I awoke in a Shanghai utterly alien to me. I stumbled out into the street of the relic of a bygone age, now a museum, and bewildered, I found myself a newspaper. Rattling a still valid coin into the metre, I unfolded the broadsheet, an unrecognisable publisher, and read the headlines.

It was not 1930 any more.

It was Wednesday, 14th January, 2030.

My disbelief could have cracked time and space itself, and those ensuing months, or at least, what I thought were months, were occupied with flitting back and forth between two strange, now unfamiliar times, and the world in my dreams where the people called me ‘White Cloud’.

Maybe I can find my answers in another life, before the duality of my existence becomes my undoing.

Skills:

Unnerving Intellect: Hu Tian is an exemplary problem solver, possessing the keen, analytic, and deductive thinking required of a private investigator.

Researcher: Whilst studying politics and Chinese history in the 1930’s, Hu Tian developed well-honed research ability, and is able to find, analyse, and summarise information from a bewildering variety of resources.

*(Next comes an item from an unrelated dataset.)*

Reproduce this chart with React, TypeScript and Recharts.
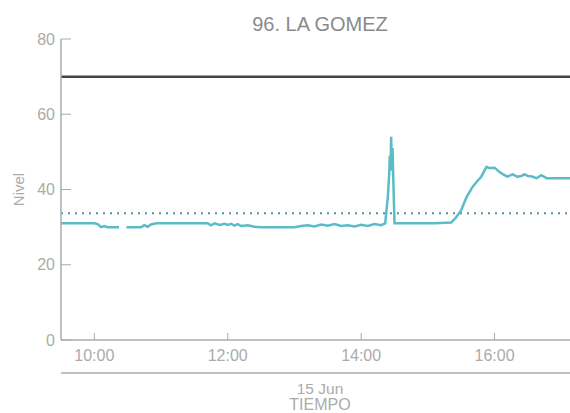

Adaptability: Living in two times, and two worlds, requires a certain amount of quick witted adaptability. As such, though Hu Tian’s skills and experience are embedded in contemporary China, she has become able to make the best of what she has to offer, and somehow, perhaps with a bit of luck, get by.

Cultural Graduate: Hu Tian has extensive knowledge of Asian, and colonial British culture. Her peculiar background and origins allow her to have a head start on integrating into Althanas life, though; it is limited to her upbringing, similarities between Akashima and China, and her understanding of diplomacy, politics, and body language.

Abilities:

Time-Travel: For an as yet unknown reason, Hu Tian possesses the ability to travel through time, and to a degree, space as well. Whenever she does, there will always be low lying cloud in the immediate vicinity, perhaps mistakable for a sudden mist, and then an overwhelming sense of vertigo, nausea, and a need to scream. As such, this ability is seldom applicable to making a quick escape, and its implications for offensive measures are limited, if any.

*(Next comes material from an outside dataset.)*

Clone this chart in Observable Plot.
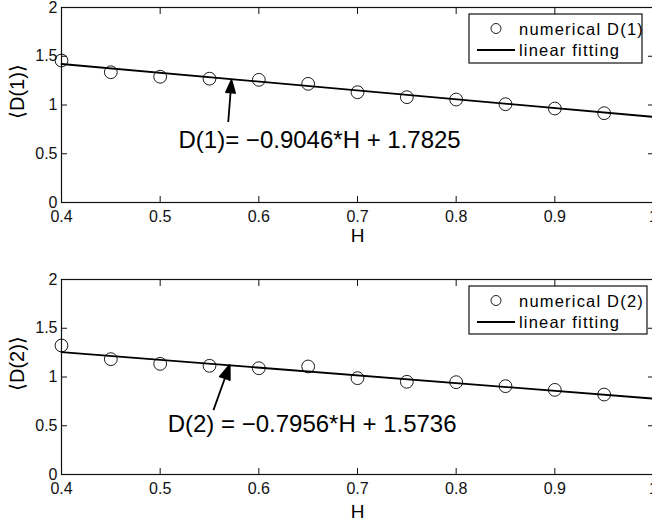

Time-Lock: Hu Tian can freely travel between two time-locks. She can move between 1930, and 2030, and anywhere within those times that she has previously been. She must be incredibly weary whenever in either, as she can affect the progression of history in 1930, potentially causing her harm and trouble the next time she is in 2030 (though, she can inextricably travel back and set things ‘right’).

Spatial Shift: Hu Tian can, when she falls asleep on Earth, travel through time and space to a world she does not yet understand. In essence, this allows her to appear on Althanas, in varying times, and operate as an individual. Hu Tian will automatically travel back to Earth if ever she falls asleep (deep sleep), is knocked unconscious, or if she is hit with either electricity, or time based magic (of varying descriptions).

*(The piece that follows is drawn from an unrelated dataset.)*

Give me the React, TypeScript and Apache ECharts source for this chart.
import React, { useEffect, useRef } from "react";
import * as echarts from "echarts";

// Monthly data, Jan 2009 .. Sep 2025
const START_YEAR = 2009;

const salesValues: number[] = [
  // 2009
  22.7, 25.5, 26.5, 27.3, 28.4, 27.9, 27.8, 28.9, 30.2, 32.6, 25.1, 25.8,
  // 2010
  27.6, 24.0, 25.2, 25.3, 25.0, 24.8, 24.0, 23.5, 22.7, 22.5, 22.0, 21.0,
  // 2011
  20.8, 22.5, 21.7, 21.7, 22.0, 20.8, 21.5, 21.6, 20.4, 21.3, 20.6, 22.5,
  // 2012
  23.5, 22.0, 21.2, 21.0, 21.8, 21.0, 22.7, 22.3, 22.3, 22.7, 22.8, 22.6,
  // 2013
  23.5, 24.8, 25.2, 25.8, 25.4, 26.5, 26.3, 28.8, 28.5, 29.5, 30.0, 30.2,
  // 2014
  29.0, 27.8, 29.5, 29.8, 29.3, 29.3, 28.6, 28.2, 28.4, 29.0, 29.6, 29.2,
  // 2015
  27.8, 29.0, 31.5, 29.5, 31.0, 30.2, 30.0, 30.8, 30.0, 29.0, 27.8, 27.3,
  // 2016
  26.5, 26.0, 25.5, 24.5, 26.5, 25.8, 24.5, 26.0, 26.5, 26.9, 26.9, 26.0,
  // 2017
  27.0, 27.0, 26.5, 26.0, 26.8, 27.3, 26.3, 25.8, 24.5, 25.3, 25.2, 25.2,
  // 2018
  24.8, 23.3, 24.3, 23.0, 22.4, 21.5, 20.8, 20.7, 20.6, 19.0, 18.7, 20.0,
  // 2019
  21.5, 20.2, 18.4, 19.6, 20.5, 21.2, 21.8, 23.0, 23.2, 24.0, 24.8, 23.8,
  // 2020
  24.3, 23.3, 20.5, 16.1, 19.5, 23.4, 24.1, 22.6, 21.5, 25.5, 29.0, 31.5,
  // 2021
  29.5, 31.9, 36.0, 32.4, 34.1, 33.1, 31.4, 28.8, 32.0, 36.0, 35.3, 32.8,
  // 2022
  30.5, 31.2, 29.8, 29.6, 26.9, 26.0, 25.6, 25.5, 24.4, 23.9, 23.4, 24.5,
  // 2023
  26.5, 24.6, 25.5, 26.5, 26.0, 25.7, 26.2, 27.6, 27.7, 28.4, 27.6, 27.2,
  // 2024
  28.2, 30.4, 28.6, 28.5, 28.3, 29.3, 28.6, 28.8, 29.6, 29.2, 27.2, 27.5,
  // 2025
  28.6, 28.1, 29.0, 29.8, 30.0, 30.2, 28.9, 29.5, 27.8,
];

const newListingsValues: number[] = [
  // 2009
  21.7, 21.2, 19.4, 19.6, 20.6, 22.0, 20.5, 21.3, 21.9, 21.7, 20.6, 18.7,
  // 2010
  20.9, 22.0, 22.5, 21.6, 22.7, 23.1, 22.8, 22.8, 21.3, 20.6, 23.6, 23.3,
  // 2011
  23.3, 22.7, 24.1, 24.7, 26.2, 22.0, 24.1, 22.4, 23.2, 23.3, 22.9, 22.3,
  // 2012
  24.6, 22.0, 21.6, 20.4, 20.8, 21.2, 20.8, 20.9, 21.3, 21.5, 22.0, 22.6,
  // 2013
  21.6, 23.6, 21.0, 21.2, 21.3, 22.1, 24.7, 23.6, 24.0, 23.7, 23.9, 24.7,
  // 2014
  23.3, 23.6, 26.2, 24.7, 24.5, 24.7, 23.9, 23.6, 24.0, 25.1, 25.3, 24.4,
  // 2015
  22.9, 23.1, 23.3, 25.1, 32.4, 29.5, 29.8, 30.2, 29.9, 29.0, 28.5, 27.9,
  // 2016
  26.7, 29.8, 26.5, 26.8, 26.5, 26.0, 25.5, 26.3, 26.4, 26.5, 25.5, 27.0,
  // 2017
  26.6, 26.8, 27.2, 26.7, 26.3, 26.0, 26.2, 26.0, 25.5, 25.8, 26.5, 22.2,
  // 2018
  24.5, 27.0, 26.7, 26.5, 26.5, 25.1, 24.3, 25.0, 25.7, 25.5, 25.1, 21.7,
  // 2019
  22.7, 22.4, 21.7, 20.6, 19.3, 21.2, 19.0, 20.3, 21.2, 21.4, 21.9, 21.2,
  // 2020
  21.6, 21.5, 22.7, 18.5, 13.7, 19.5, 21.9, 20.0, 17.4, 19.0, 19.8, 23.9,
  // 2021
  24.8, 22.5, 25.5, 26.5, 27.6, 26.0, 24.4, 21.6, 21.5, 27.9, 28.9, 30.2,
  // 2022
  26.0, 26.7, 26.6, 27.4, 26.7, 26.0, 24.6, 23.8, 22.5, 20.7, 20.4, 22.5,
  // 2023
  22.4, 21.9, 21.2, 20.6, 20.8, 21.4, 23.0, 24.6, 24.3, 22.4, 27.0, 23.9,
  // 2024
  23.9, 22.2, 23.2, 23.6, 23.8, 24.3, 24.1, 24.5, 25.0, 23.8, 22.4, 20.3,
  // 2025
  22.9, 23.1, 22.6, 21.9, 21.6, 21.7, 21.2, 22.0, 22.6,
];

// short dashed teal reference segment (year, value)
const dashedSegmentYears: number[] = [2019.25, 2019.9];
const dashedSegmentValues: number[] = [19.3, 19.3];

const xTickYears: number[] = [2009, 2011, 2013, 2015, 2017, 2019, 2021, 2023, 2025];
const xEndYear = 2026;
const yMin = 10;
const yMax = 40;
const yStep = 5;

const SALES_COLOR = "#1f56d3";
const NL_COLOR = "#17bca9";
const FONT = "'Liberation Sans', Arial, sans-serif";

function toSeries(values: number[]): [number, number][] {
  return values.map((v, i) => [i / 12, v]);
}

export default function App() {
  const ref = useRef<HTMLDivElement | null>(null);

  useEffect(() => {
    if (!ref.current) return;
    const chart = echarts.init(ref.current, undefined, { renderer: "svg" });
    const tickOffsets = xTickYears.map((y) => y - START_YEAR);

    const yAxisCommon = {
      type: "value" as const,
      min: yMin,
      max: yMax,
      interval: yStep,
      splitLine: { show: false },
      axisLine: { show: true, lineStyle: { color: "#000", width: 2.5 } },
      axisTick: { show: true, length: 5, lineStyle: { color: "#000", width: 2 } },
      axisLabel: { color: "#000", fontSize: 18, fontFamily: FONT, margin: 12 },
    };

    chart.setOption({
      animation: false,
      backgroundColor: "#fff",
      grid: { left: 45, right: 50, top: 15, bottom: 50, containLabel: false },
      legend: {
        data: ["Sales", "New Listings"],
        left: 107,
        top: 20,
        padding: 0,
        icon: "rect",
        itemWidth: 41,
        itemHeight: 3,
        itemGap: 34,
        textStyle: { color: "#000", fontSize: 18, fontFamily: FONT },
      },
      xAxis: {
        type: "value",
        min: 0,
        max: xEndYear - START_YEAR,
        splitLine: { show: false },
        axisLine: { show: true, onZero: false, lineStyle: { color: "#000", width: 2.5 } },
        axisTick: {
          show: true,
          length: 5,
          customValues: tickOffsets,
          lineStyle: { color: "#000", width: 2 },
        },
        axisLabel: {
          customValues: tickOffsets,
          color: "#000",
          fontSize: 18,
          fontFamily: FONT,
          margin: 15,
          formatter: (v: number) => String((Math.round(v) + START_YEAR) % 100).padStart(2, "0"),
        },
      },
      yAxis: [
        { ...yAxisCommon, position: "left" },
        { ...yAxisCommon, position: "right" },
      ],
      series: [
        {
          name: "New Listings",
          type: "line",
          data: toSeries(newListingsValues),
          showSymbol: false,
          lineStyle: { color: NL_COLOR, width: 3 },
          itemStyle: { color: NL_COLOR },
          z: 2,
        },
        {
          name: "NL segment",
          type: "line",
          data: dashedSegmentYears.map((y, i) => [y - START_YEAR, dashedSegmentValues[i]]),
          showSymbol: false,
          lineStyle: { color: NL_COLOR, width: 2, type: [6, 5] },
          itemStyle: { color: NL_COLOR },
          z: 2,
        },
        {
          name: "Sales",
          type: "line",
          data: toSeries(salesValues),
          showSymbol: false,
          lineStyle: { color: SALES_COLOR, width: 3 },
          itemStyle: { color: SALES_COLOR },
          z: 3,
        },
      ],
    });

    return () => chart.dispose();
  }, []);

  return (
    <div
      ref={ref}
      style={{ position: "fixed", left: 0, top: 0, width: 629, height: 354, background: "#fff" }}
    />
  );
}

Immortal: For as long as Hu Tian is time-locked, she does not age, at least physically. She will not die from natural causes, and if she dies on Althanas, she will merely return (somewhat mortified) to the part of Earth history nearest to where she left that is locked and concrete (time, it seems, requires its investigators, wherever they want to live or not).

Intuition: Hu Tian’s vision is twice as focussed, attentive, and perceptive as a normal human being (X2).

Resourceful: Utilising her ability to slip into and out of places otherwise unreachable, and to store things for later use, Hu Tian can be in the possession of a bewildering variety of mundane items at any one point in time. She has a small room in a shikumen in the French Concession, Shanghai, and a small urban apartment in neo-Shanghai. She is not particularly wealthy, and this ability cannot be used to acquire magical items, nor can the items be sold for profit.

Letho
03-03-13, 03:32 AM
If you mean to use any of the items from Resourceful in a battle, you need to list them. Otherwise, if you mean to use such items just for quest purposes, it is fine as it is. Also, keep in mind that you cannot use Immortal to re-enter the same battle. Meaning, if someone knocks you out or kills you and you teleport away, you can't come right back in the same battle.

Otherwise, you're set to go.

Hu
03-03-13, 03:48 AM
Thank you, Letho.

I have no intention of integrating Hu Tian in any Citadel or tournament activities, so hopefully, Resourceful is just a 'she has lots of junk' for Quests.

Understood about Immortal, too :).

Letho
03-03-13, 09:29 AM
Excellent. You are approved. Welcome to Althanas.